Lightweight and flexible conducting polymer sponges and hydrogels for electromagnetic interference shielding

Abstract

The massive usage of electronic and telecommunication devices has led to serious concerns regarding undesired electromagnetic pollution. While metals such as silver, aluminum and copper are the mostly used materials to shield electromagnetic interference, organic conducting polymers are gaining momentum for lightweight, flexible and wearable systems. In this work, we used three dimensional (3D) sponges and hydrogel films based on the conducting polymer poly(3,4-ethylenedioxythiophene) doped with polystyrene sulfonate (PEDOT:PSS) to demonstrate electromagnetic interference (EMI) shielding applications in the X-band frequency range (8–12.4 GHz).
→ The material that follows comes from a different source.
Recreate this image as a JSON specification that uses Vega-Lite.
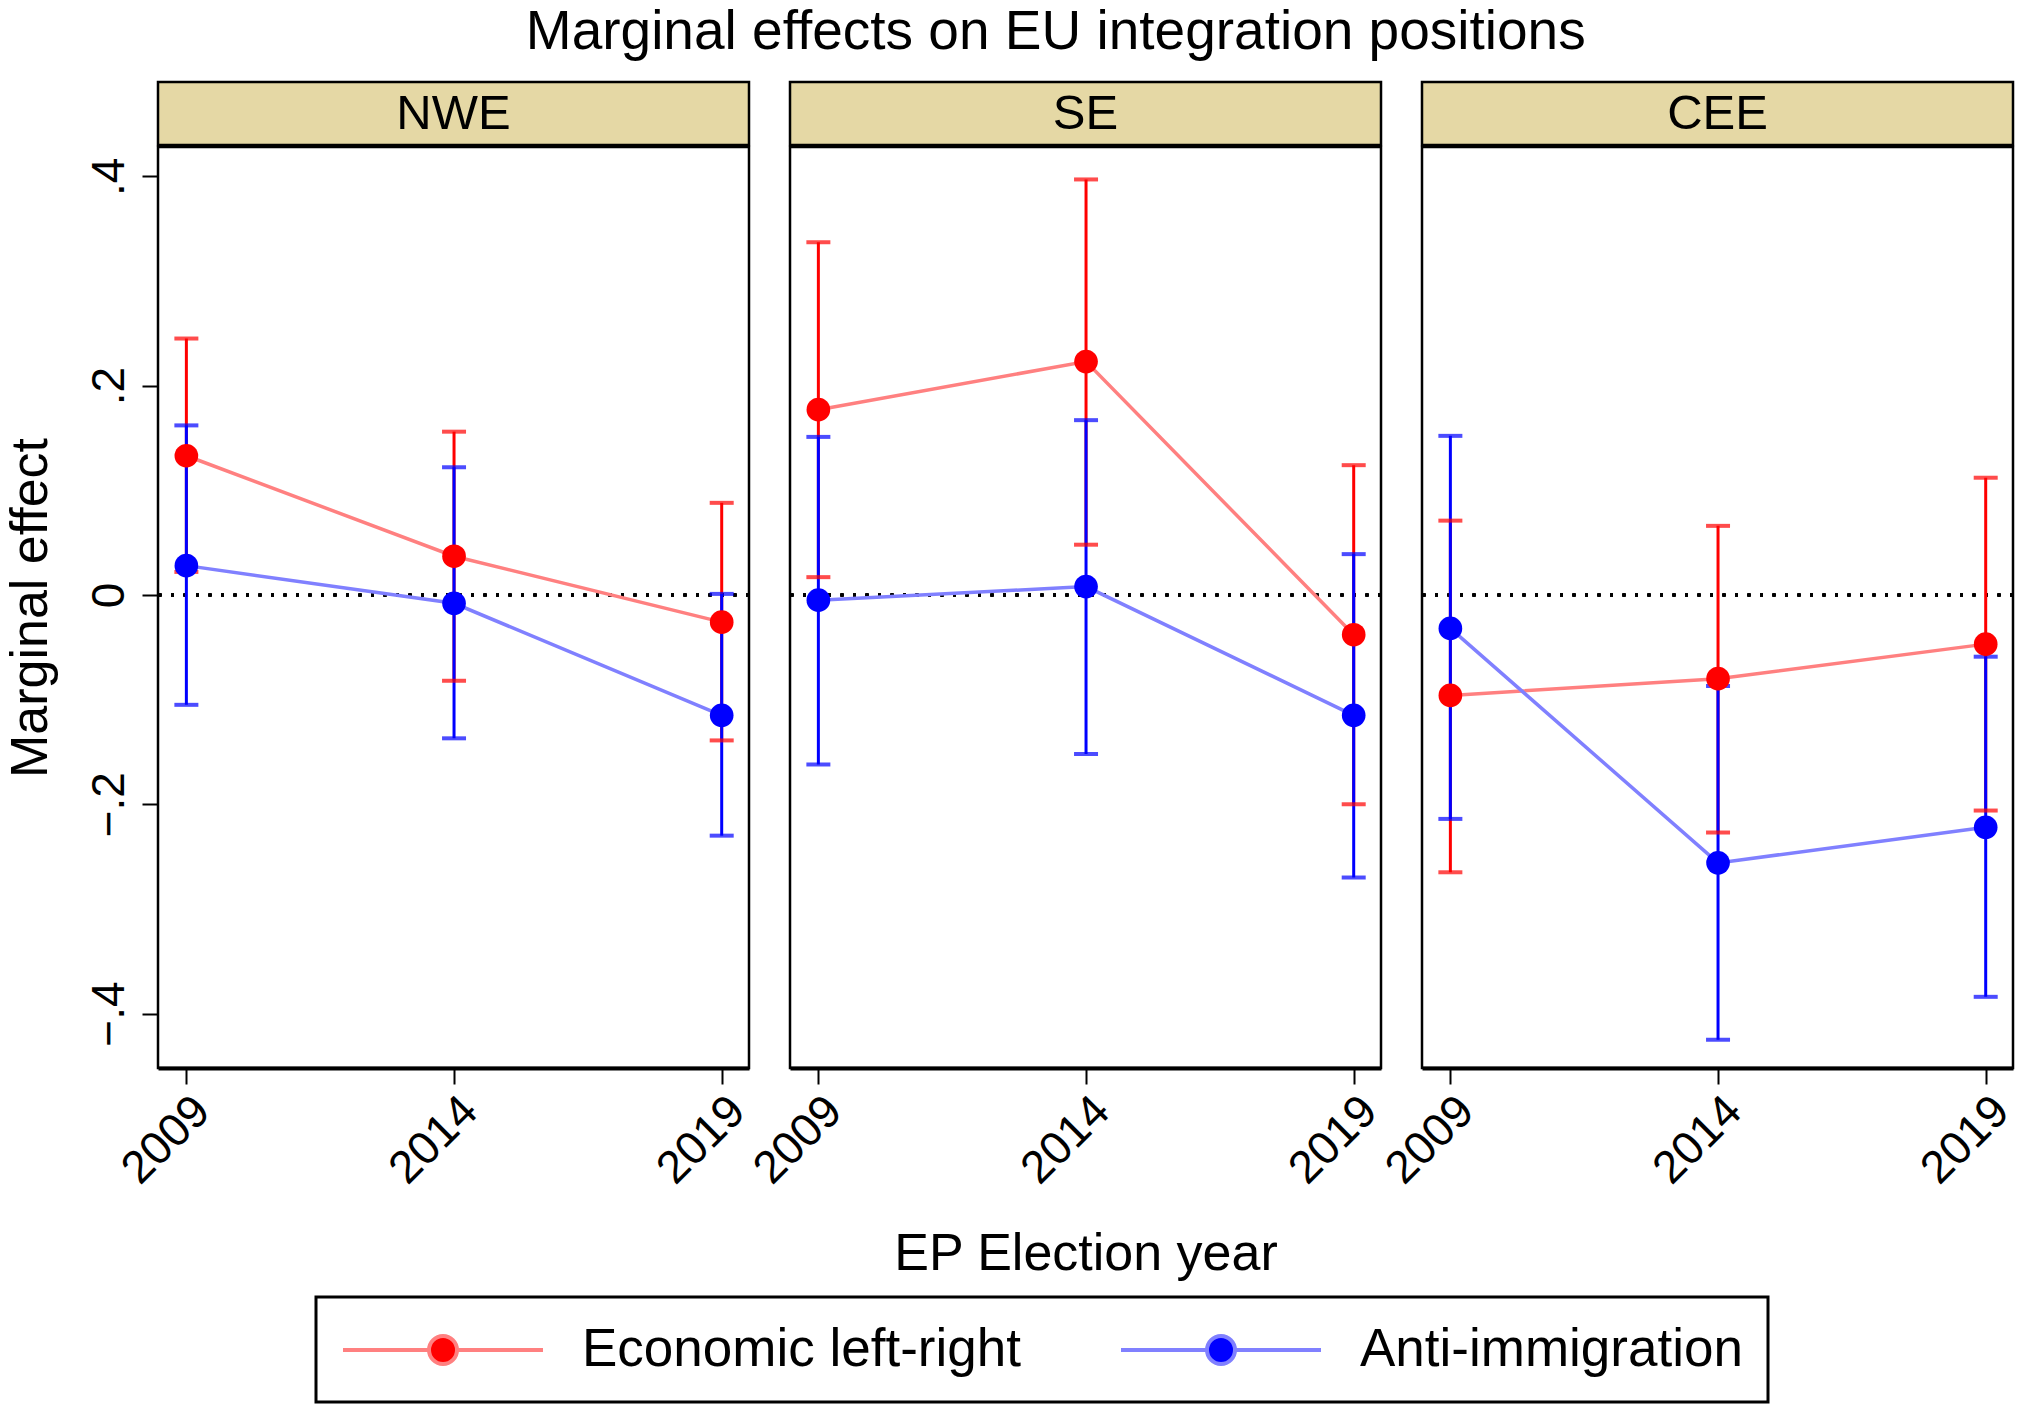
{
  "$schema": "https://vega.github.io/schema/vega-lite/v6.json",
  "padding": {"left": 4, "top": 4, "right": 5, "bottom": 5},
  "background": "white",
  "title": {
    "text": "Marginal effects on EU integration positions",
    "font": "Liberation Sans",
    "fontSize": 55,
    "fontWeight": "normal",
    "color": "black",
    "anchor": "middle",
    "dx": 45,
    "offset": 20
  },
  "datasets": {
    "est": [
      {"region": "NWE", "year": 2009, "measure": "Economic left-right", "est": 0.133, "lo": 0.022, "hi": 0.245},
      {"region": "NWE", "year": 2014, "measure": "Economic left-right", "est": 0.037, "lo": -0.082, "hi": 0.156},
      {"region": "NWE", "year": 2019, "measure": "Economic left-right", "est": -0.026, "lo": -0.139, "hi": 0.088},
      {"region": "NWE", "year": 2009, "measure": "Anti-immigration", "est": 0.028, "lo": -0.105, "hi": 0.162},
      {"region": "NWE", "year": 2014, "measure": "Anti-immigration", "est": -0.008, "lo": -0.137, "hi": 0.122},
      {"region": "NWE", "year": 2019, "measure": "Anti-immigration", "est": -0.115, "lo": -0.230, "hi": 0.001},
      {"region": "SE", "year": 2009, "measure": "Economic left-right", "est": 0.177, "lo": 0.017, "hi": 0.337},
      {"region": "SE", "year": 2014, "measure": "Economic left-right", "est": 0.223, "lo": 0.048, "hi": 0.397},
      {"region": "SE", "year": 2019, "measure": "Economic left-right", "est": -0.038, "lo": -0.200, "hi": 0.124},
      {"region": "SE", "year": 2009, "measure": "Anti-immigration", "est": -0.005, "lo": -0.162, "hi": 0.151},
      {"region": "SE", "year": 2014, "measure": "Anti-immigration", "est": 0.008, "lo": -0.152, "hi": 0.167},
      {"region": "SE", "year": 2019, "measure": "Anti-immigration", "est": -0.115, "lo": -0.270, "hi": 0.039},
      {"region": "CEE", "year": 2009, "measure": "Economic left-right", "est": -0.096, "lo": -0.265, "hi": 0.071},
      {"region": "CEE", "year": 2014, "measure": "Economic left-right", "est": -0.080, "lo": -0.227, "hi": 0.066},
      {"region": "CEE", "year": 2019, "measure": "Economic left-right", "est": -0.047, "lo": -0.206, "hi": 0.112},
      {"region": "CEE", "year": 2009, "measure": "Anti-immigration", "est": -0.032, "lo": -0.214, "hi": 0.152},
      {"region": "CEE", "year": 2014, "measure": "Anti-immigration", "est": -0.256, "lo": -0.425, "hi": -0.087},
      {"region": "CEE", "year": 2019, "measure": "Anti-immigration", "est": -0.222, "lo": -0.384, "hi": -0.059}
    ],
    "regions": [
      {"region": "NWE"},
      {"region": "SE"},
      {"region": "CEE"}
    ]
  },
  "vconcat": [
    {
      "data": {"name": "regions"},
      "facet": {
        "column": {"field": "region", "type": "nominal", "sort": ["NWE", "SE", "CEE"], "title": null, "header": {"labels": false, "labelPadding": 0, "titlePadding": 0}}
      },
      "spacing": 41,
      "bounds": "flush",
      "spec": {
        "width": 591,
        "height": 63,
        "layer": [
          {
            "mark": {"type": "rect", "fill": "#E5D8A5", "stroke": "black", "strokeWidth": 2.5}
          },
          {
            "mark": {"type": "text", "font": "Liberation Sans", "fontSize": 49, "baseline": "middle", "align": "center", "color": "black"},
            "encoding": {"text": {"field": "region", "type": "nominal"}}
          }
        ]
      }
    },
    {
      "data": {"name": "est"},
      "facet": {
        "column": {
          "field": "region",
          "type": "nominal",
          "sort": ["NWE", "SE", "CEE"],
          "title": "EP Election year",
          "header": {
            "labels": false,
            "labelPadding": 0,
            "titleOrient": "bottom",
            "titleFont": "Liberation Sans",
            "titleFontSize": 52,
            "titleFontWeight": "normal",
            "titleColor": "black",
            "titlePadding": 26
          }
        }
      },
      "spacing": 41,
      "bounds": "flush",
      "spec": {
        "width": 591,
        "height": 921,
        "encoding": {
          "x": {
            "field": "year",
            "type": "quantitative",
            "title": null,
            "scale": {"domain": [2008.47, 2019.51], "nice": false, "zero": false},
            "axis": {"values": [2009, 2014, 2019], "format": "d", "labelAngle": -45, "grid": false}
          },
          "y": {
            "field": "est",
            "type": "quantitative",
            "title": "Marginal effect",
            "scale": {"domain": [-0.452, 0.428], "nice": false, "zero": false},
            "axis": {
              "values": [-0.4, -0.2, 0, 0.2, 0.4],
              "labelExpr": "datum.value == 0 ? '0' : replace(format(datum.value, '.1f'), '0.', '.')",
              "labelAngle": -90,
              "grid": false
            }
          }
        },
        "layer": [
          {
            "mark": {"type": "rule", "color": "black", "strokeWidth": 3, "strokeDash": [3, 9.5]},
            "encoding": {"y": {"datum": 0}, "x": null}
          },
          {
            "mark": {"type": "rule", "strokeWidth": 3},
            "encoding": {
              "y": {"field": "lo", "type": "quantitative"},
              "y2": {"field": "hi"},
              "color": {"field": "measure", "type": "nominal", "scale": {"domain": ["Anti-immigration", "Economic left-right"], "range": ["#0000FF", "#FF0000"]}, "legend": null}
            }
          },
          {
            "mark": {"type": "tick", "orient": "horizontal", "size": 24, "thickness": 4},
            "encoding": {
              "y": {"field": "lo", "type": "quantitative"},
              "color": {"field": "measure", "type": "nominal", "legend": null}
            }
          },
          {
            "mark": {"type": "tick", "orient": "horizontal", "size": 24, "thickness": 4},
            "encoding": {
              "y": {"field": "hi", "type": "quantitative"},
              "color": {"field": "measure", "type": "nominal", "legend": null}
            }
          },
          {
            "mark": {"type": "line", "strokeWidth": 3.5},
            "encoding": {
              "stroke": {
                "field": "measure",
                "type": "nominal",
                "scale": {"domain": ["Economic left-right", "Anti-immigration"], "range": ["#FF8080", "#8080FF"]},
                "legend": {
                  "title": null,
                  "orient": "none",
                  "direction": "horizontal",
                  "legendX": 158,
                  "legendY": 1215,
                  "symbolType": "M-1,0H2.308M3.385,0H6.692M2.308,0A0.538,0.538 0 1,0 3.385,0A0.538,0.538 0 1,0 2.308,0Z",
                  "symbolSize": 2704,
                  "symbolStrokeWidth": 4,
                  "labelFont": "Liberation Sans",
                  "labelFontSize": 53,
                  "labelColor": "black",
                  "labelLimit": 0,
                  "labelOffset": 185,
                  "columnPadding": 92,
                  "padding": 25,
                  "strokeColor": "black",
                  "encode": {"legend": {"update": {"strokeWidth": {"value": 3}}}}
                }
              }
            }
          },
          {
            "mark": {"type": "circle", "size": 560, "opacity": 1},
            "encoding": {
              "fill": {
                "field": "measure",
                "type": "nominal",
                "scale": {"domain": ["Economic left-right", "Anti-immigration"], "range": ["#FF0000", "#0000FF"]},
                "legend": {
                  "title": null,
                  "orient": "none",
                  "direction": "horizontal",
                  "legendX": 158,
                  "legendY": 1215,
                  "symbolType": "M-1,0H2.308M3.385,0H6.692M2.308,0A0.538,0.538 0 1,0 3.385,0A0.538,0.538 0 1,0 2.308,0Z",
                  "symbolSize": 2704,
                  "symbolStrokeWidth": 4,
                  "labelFont": "Liberation Sans",
                  "labelFontSize": 53,
                  "labelColor": "black",
                  "labelLimit": 0,
                  "labelOffset": 185,
                  "columnPadding": 92,
                  "padding": 25,
                  "strokeColor": "black",
                  "encode": {"legend": {"update": {"strokeWidth": {"value": 3}}}}
                }
              }
            }
          }
        ]
      }
    }
  ],
  "spacing": -5,
  "config": {
    "font": "Liberation Sans",
    "view": {"stroke": "black", "strokeWidth": 2.5},
    "axis": {
      "labelFont": "Liberation Sans",
      "labelFontSize": 46,
      "labelColor": "black",
      "titleFont": "Liberation Sans",
      "titleFontSize": 52,
      "titleFontWeight": "normal",
      "titleColor": "black",
      "tickColor": "black",
      "tickWidth": 2,
      "tickSize": 16,
      "domainColor": "black"
    },
    "axisY": {"domain": false, "labelPadding": 9, "titlePadding": 29},
    "axisX": {"domain": true, "domainWidth": 4, "labelPadding": 4}
  }
}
The 3D PEDOT:PSS sponges showed a porous structure composed of thread-like and sheet-like micro-features that offer an excellent electromechanical response under compressive strain, due to the collapse of micropores in the sponge structure. Interestingly, the compressive strain remarkably enhanced the shielding effectiveness (SE) value of PEDOT:PSS sponges from about 15 dB to 24 dB. PEDOT:PSS hydrogel films with a compact morphology showed a high SE value of about 105 dB. For both PEDOT:PSS sponges and hydrogel films, reflection and absorption processes contributed to the total SE.